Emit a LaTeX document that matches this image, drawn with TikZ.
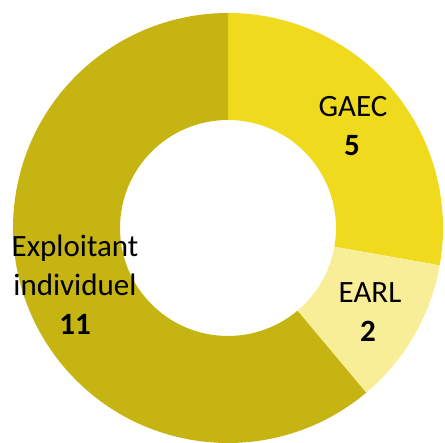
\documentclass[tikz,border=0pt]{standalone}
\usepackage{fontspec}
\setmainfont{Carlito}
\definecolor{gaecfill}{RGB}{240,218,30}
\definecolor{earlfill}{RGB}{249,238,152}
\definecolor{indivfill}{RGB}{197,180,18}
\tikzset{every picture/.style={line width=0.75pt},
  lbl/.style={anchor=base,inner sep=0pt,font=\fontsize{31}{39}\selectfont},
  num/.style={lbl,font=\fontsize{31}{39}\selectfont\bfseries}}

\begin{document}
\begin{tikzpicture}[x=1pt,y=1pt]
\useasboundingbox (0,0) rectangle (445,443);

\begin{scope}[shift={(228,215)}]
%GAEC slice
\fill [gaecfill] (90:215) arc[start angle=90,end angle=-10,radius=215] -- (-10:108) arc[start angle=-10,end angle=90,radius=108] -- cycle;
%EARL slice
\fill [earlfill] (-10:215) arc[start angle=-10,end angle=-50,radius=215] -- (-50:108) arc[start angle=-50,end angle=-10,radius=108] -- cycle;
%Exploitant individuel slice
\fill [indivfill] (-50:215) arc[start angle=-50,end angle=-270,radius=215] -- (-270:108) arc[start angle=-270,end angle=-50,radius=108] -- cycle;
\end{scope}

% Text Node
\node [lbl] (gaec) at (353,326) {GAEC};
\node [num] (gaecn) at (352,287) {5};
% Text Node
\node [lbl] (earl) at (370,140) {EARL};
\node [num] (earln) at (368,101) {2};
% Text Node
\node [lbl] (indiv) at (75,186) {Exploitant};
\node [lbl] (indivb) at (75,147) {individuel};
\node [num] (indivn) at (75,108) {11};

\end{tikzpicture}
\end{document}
----------
▸ Stated exercise
Repeat all the data as it stands, dropping any images it holds.

▸ Written answer
Emit a LaTeX document that matches this image, drawn with TikZ.
\documentclass[tikz,border=0pt]{standalone}
\usepackage{fontspec}
\setmainfont{Carlito}
\definecolor{gaecfill}{RGB}{240,218,30}
\definecolor{earlfill}{RGB}{249,238,152}
\definecolor{indivfill}{RGB}{197,180,18}
\tikzset{every picture/.style={line width=0.75pt},
  lbl/.style={anchor=base,inner sep=0pt,font=\fontsize{31}{39}\selectfont},
  num/.style={lbl,font=\fontsize{31}{39}\selectfont\bfseries}}

\begin{document}
\begin{tikzpicture}[x=1pt,y=1pt]
\useasboundingbox (0,0) rectangle (445,443);

\begin{scope}[shift={(228,215)}]
%GAEC slice
\fill [gaecfill] (90:215) arc[start angle=90,end angle=-10,radius=215] -- (-10:108) arc[start angle=-10,end angle=90,radius=108] -- cycle;
%EARL slice
\fill [earlfill] (-10:215) arc[start angle=-10,end angle=-50,radius=215] -- (-50:108) arc[start angle=-50,end angle=-10,radius=108] -- cycle;
%Exploitant individuel slice
\fill [indivfill] (-50:215) arc[start angle=-50,end angle=-270,radius=215] -- (-270:108) arc[start angle=-270,end angle=-50,radius=108] -- cycle;
\end{scope}

% Text Node
\node [lbl] (gaec) at (353,326) {GAEC};
\node [num] (gaecn) at (352,287) {5};
% Text Node
\node [lbl] (earl) at (370,140) {EARL};
\node [num] (earln) at (368,101) {2};
% Text Node
\node [lbl] (indiv) at (75,186) {Exploitant};
\node [lbl] (indivb) at (75,147) {individuel};
\node [num] (indivn) at (75,108) {11};

\end{tikzpicture}
\end{document}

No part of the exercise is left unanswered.